SHORT EXERCISE: Leave out the pictures and set down exactly the lines from the start of the listing through the one with "from matplotlib.ticker import", both included.

DATA LINES:
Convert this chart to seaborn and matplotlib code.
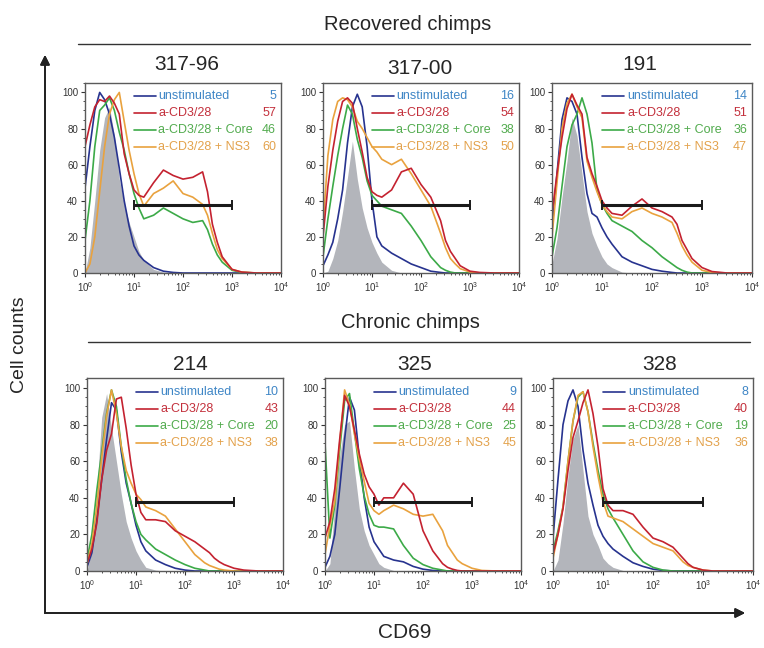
import numpy as np
import pandas as pd
import seaborn as sns
import matplotlib.pyplot as plt
from matplotlib.lines import Line2D
from matplotlib.ticker import AutoMinorLocator, LogLocator, NullFormatter

LOG_CD69 = [0.0, 0.1, 0.2, 0.3, 0.4, 0.5, 0.6, 0.7, 0.8, 0.9, 1.0, 1.1, 1.2,
            1.4, 1.6, 1.8, 2.0, 2.2, 2.4, 2.5, 2.6, 2.7, 2.8, 3.0, 3.2, 3.5, 4.0]

conditions = ["unstimulated", "a-CD3/28", "a-CD3/28 + Core", "a-CD3/28 + NS3"]

# gate (CD69 from, to, drawn at count)
GATE = (10, 1000, 37.5)

# ---- Recovered chimps ----
iso_317_96 = [0, 14, 40, 68, 86, 92, 76, 52, 38, 28, 20, 12, 7, 2, 0.5, 0, 0, 0, 0, 0, 0, 0, 0, 0, 0, 0, 0]
uns_317_96 = [47, 70, 90, 100, 96, 88, 75, 58, 40, 26, 15, 10, 7, 3, 1, 0.3, 0, 0, 0, 0, 0, 0, 0, 0, 0, 0, 0]
cd3_317_96 = [70, 82, 92, 96, 95, 98, 94, 88, 66, 55, 46, 43, 42, 50, 57, 54, 52, 53, 56, 45, 27, 17, 9, 2, 0.5, 0, 0]
core_317_96 = [18, 40, 70, 90, 93, 97, 90, 78, 68, 55, 44, 36, 30, 32, 36, 33, 30, 28, 29, 24, 16, 10, 6, 1.5, 0.3, 0, 0]
ns3_317_96 = [0, 5, 20, 45, 70, 88, 96, 100, 84, 68, 55, 44, 37, 44, 47, 51, 44, 42, 38, 32, 22, 13, 8, 2, 0.5, 0, 0]
pct_317_96 = [5, 57, 46, 60]

iso_317_00 = [0, 1, 8, 18, 34, 53, 73, 52, 36, 25, 17, 11, 6, 1.5, 0, 0, 0, 0, 0, 0, 0, 0, 0, 0, 0, 0, 0]
uns_317_00 = [4, 10, 17, 30, 46, 72, 92, 99, 92, 70, 40, 20, 15, 11, 8, 5, 3, 1, 0.3, 0, 0, 0, 0, 0, 0, 0, 0]
cd3_317_00 = [20, 48, 68, 84, 95, 97, 94, 80, 67, 53, 45, 43, 42, 46, 56, 58, 49, 42, 29, 18, 12, 8, 4, 1, 0.3, 0, 0]
core_317_00 = [9, 30, 48, 65, 80, 93, 88, 74, 64, 51, 43, 40, 37, 35, 33, 26, 18, 9, 3, 1.5, 0.5, 0, 0, 0, 0, 0, 0]
ns3_317_00 = [25, 65, 85, 95, 97, 96, 92, 84, 80, 75, 70, 67, 63, 60, 63, 55, 46, 37, 22, 14, 8, 5, 2.4, 0.5, 0, 0, 0]
pct_317_00 = [16, 54, 38, 50]

iso_191 = [5, 19, 42, 62, 86, 76, 55, 34, 22, 15, 9, 5, 3, 0.5, 0, 0, 0, 0, 0, 0, 0, 0, 0, 0, 0, 0, 0]
uns_191 = [24, 55, 85, 97, 95, 88, 64, 44, 33, 31, 25, 20, 16, 9, 6, 4, 2, 1, 0.3, 0, 0, 0, 0, 0, 0, 0, 0]
cd3_191 = [33, 55, 75, 91, 99, 93, 88, 64, 55, 48, 40, 36, 33, 32, 37, 41, 36, 34, 31, 27, 18, 13, 8, 3, 0.8, 0, 0]
core_191 = [9, 25, 48, 70, 82, 88, 97, 88, 72, 46, 38, 33, 29, 26, 23, 18, 14, 9, 5, 3, 1.5, 0.5, 0, 0, 0, 0, 0]
ns3_191 = [20, 50, 80, 94, 99, 92, 86, 62, 53, 45, 38, 34, 31, 30, 34, 36, 33, 31, 28, 22, 15, 10, 6, 1.5, 0.3, 0, 0]
pct_191 = [14, 51, 36, 47]

# ---- Chronic chimps ----
iso_214 = [0, 12, 44, 84, 97, 78, 60, 42, 27, 18, 11, 6, 2, 0.5, 0, 0, 0, 0, 0, 0, 0, 0, 0, 0, 0, 0, 0]
uns_214 = [2, 10, 28, 50, 72, 92, 88, 65, 48, 37, 25, 16, 11, 6, 3.5, 1.5, 0.5, 0, 0, 0, 0, 0, 0, 0, 0, 0, 0]
cd3_214 = [4, 12, 26, 50, 66, 75, 94, 95, 78, 58, 42, 32, 28, 28, 27, 22, 19, 16, 12, 10, 7, 5, 3.5, 1.5, 0.5, 0, 0]
core_214 = [6, 20, 44, 65, 86, 99, 90, 68, 50, 37, 27, 20, 17, 12, 9, 6, 3.5, 1.5, 0.5, 0, 0, 0, 0, 0, 0, 0, 0]
ns3_214 = [4, 15, 35, 62, 85, 99, 86, 68, 55, 48, 42, 39, 35, 33, 30, 23, 16, 9, 4.5, 3, 2, 1, 0.5, 0, 0, 0, 0]
pct_214 = [10, 43, 20, 38]

iso_325 = [0, 4, 36, 63, 80, 82, 56, 34, 22, 14, 9, 4, 2, 0.3, 0, 0, 0, 0, 0, 0, 0, 0, 0, 0, 0, 0, 0]
uns_325 = [2, 8, 20, 45, 72, 95, 88, 62, 40, 24, 16, 12, 8, 6, 5, 2.5, 1, 0.3, 0, 0, 0, 0, 0, 0, 0, 0, 0]
cd3_325 = [18, 27, 45, 72, 96, 90, 77, 64, 53, 46, 42, 36, 40, 40, 48, 42, 22, 11, 4, 2, 1, 0.3, 0, 0, 0, 0, 0]
core_325 = [70, 18, 36, 66, 93, 97, 76, 56, 41, 31, 25, 24, 24, 23, 14, 7, 3.5, 1.5, 0.5, 0, 0, 0, 0, 0, 0, 0, 0]
ns3_325 = [9, 25, 38, 70, 99, 91, 75, 61, 49, 37, 33, 31, 33, 36, 34, 31, 30, 31, 22, 14, 10, 6, 4, 1.5, 0.3, 0, 0]
pct_325 = [9, 44, 25, 45]

iso_328 = [0, 6, 26, 52, 72, 80, 55, 30, 20, 14, 7, 4, 2, 0.3, 0, 0, 0, 0, 0, 0, 0, 0, 0, 0, 0, 0, 0]
uns_328 = [18, 50, 80, 93, 99, 90, 66, 48, 36, 25, 19, 15, 12, 8, 4.5, 2.5, 1, 0.3, 0, 0, 0, 0, 0, 0, 0, 0, 0]
cd3_328 = [9, 20, 34, 55, 73, 82, 92, 99, 86, 68, 45, 36, 33, 33, 31, 24, 18, 16, 13, 10, 7, 4, 2, 0.5, 0, 0, 0]
core_328 = [11, 22, 35, 60, 82, 95, 98, 87, 70, 55, 42, 34, 29, 20, 11, 5, 2, 0.5, 0, 0, 0, 0, 0, 0, 0, 0, 0]
ns3_328 = [7, 20, 35, 60, 82, 96, 98, 87, 68, 52, 38, 30, 29, 27, 23, 19, 15, 13, 11, 8, 5, 3, 2, 0.5, 0, 0, 0]
pct_328 = [8, 40, 19, 36]

line_colors = {"unstimulated": "#27338f", "a-CD3/28": "#c42230",
               "a-CD3/28 + Core": "#3caa48", "a-CD3/28 + NS3": "#e9a23e"}
text_colors = {"unstimulated": "#3f86c6", "a-CD3/28": "#c3303c",
               "a-CD3/28 + Core": "#52ab4e", "a-CD3/28 + NS3": "#e3a24c"}
ISO_COLOR = "#b3b5bb"
draw_order = ["unstimulated", "a-CD3/28 + Core", "a-CD3/28 + NS3", "a-CD3/28"]

W, H = 764, 648


def fx(px):
    return px / W


def fy(py):
    return 1 - py / H


def draw_panel(ax, iso, traces, pcts):
    x = 10 ** np.array(LOG_CD69)
    ax.fill_between(x, 0, iso, color=ISO_COLOR, lw=0, zorder=1)

    df = pd.DataFrame({c: t for c, t in zip(conditions, traces)})
    df["CD69"] = x
    long_df = df.melt(id_vars="CD69", var_name="condition", value_name="count")
    sns.lineplot(data=long_df, x="CD69", y="count", hue="condition",
                 hue_order=draw_order, palette=line_colors, estimator=None,
                 legend=False, lw=1.2, ax=ax, zorder=2)

    # gate bar
    g0, g1, gy = GATE
    ax.plot([g0, g1], [gy, gy], color="#1a1a1a", lw=2.2, zorder=4,
            solid_capstyle="butt")
    ax.plot([g0, g1], [gy, gy], ls="none", marker="|", ms=7, mew=1.4,
            color="#1a1a1a", zorder=4)

    # in-panel legend
    leg_y = [0.927, 0.839, 0.751, 0.663]
    for cond, y, p in zip(conditions, leg_y, pcts):
        ax.plot([0.25, 0.36], [y, y], transform=ax.transAxes,
                color=line_colors[cond], lw=1.2, zorder=5)
        ax.text(0.375, y, cond, transform=ax.transAxes, color=text_colors[cond],
                fontsize=9, va="center", ha="left", zorder=5)
        ax.text(0.975, y, str(p), transform=ax.transAxes, color=text_colors[cond],
                fontsize=9, va="center", ha="right", zorder=5)

    ax.set_xscale("log")
    ax.set_xlim(1, 1e4)
    ax.set_ylim(0, 105.5)
    ax.set_yticks([0, 20, 40, 60, 80, 100])
    ax.yaxis.set_minor_locator(AutoMinorLocator(4))
    ax.xaxis.set_major_locator(LogLocator(base=10, numticks=10))
    ax.xaxis.set_minor_locator(LogLocator(base=10, subs=np.arange(2, 10), numticks=10))
    ax.xaxis.set_minor_formatter(NullFormatter())
    ax.set_xlabel("")
    ax.set_ylabel("")
    ax.tick_params(which="major", direction="out", length=3, width=0.8,
                   labelsize=7, pad=2, colors="#333333")
    ax.tick_params(which="minor", direction="out", length=1.6, width=0.6,
                   colors="#333333")
    for s in ax.spines.values():
        s.set_visible(True)
        s.set_color("#5a5a5a")
        s.set_linewidth(1.0)


sns.set_style("ticks")
plt.rcParams["font.family"] = ["Liberation Sans", "DejaVu Sans"]
plt.rcParams["mathtext.default"] = "regular"

fig = plt.figure(figsize=(W / 100, H / 100), dpi=100)

panels = [
    # name, left px, top px, width px, height px, title pos
    ("317-96", 85, 82.5, 196, 190.5, (187, 65), iso_317_96,
     [uns_317_96, cd3_317_96, core_317_96, ns3_317_96], pct_317_96),
    ("317-00", 323, 82.5, 196, 190.5, (420, 68), iso_317_00,
     [uns_317_00, cd3_317_00, core_317_00, ns3_317_00], pct_317_00),
    ("191", 552, 82.5, 200, 190.5, (640, 65), iso_191,
     [uns_191, cd3_191, core_191, ns3_191], pct_191),
    ("214", 87, 378, 196, 193, (190, 365), iso_214,
     [uns_214, cd3_214, core_214, ns3_214], pct_214),
    ("325", 325, 378, 196, 193, (415, 365), iso_325,
     [uns_325, cd3_325, core_325, ns3_325], pct_325),
    ("328", 553, 378, 200, 193, (660, 365), iso_328,
     [uns_328, cd3_328, core_328, ns3_328], pct_328),
]

for name, l, t, w, h, tpos, iso, traces, pcts in panels:
    ax = fig.add_axes([fx(l), fy(t + h), w / W, h / H])
    draw_panel(ax, iso, traces, pcts)
    fig.text(fx(tpos[0]), fy(tpos[1]), name, fontsize=15, ha="center", va="center")

# group headers
fig.text(fx(408), fy(25), "Recovered chimps", fontsize=14.5, ha="center", va="center")
fig.add_artist(Line2D([fx(78), fx(750)], [fy(44), fy(44)], color="#333333", lw=1.0))
fig.text(fx(410), fy(323), "Chronic chimps", fontsize=14.5, ha="center", va="center")
fig.add_artist(Line2D([fx(88), fx(750)], [fy(342), fy(342)], color="#333333", lw=1.0))

# outer axis arrows
arrow = dict(arrowstyle="-|>", color="#222222", lw=1.3, mutation_scale=14,
             shrinkA=0, shrinkB=0)
fig.add_artist(plt.annotate("", xy=(fx(45), fy(55)), xytext=(fx(45), fy(613)),
                            xycoords="figure fraction", textcoords="figure fraction",
                            arrowprops=arrow))
fig.add_artist(plt.annotate("", xy=(fx(745), fy(613)), xytext=(fx(45), fy(613)),
                            xycoords="figure fraction", textcoords="figure fraction",
                            arrowprops=arrow))
fig.text(fx(20), fy(345), "Cell counts", fontsize=14, rotation=90,
         ha="center", va="center")
fig.text(fx(405), fy(633), "CD69", fontsize=15, ha="center", va="center")

fig.savefig("out.png", dpi=100)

EXERCISE SOLUTION:
Convert this chart to seaborn and matplotlib code.
import numpy as np
import pandas as pd
import seaborn as sns
import matplotlib.pyplot as plt
from matplotlib.lines import Line2D
from matplotlib.ticker import AutoMinorLocator, LogLocator, NullFormatter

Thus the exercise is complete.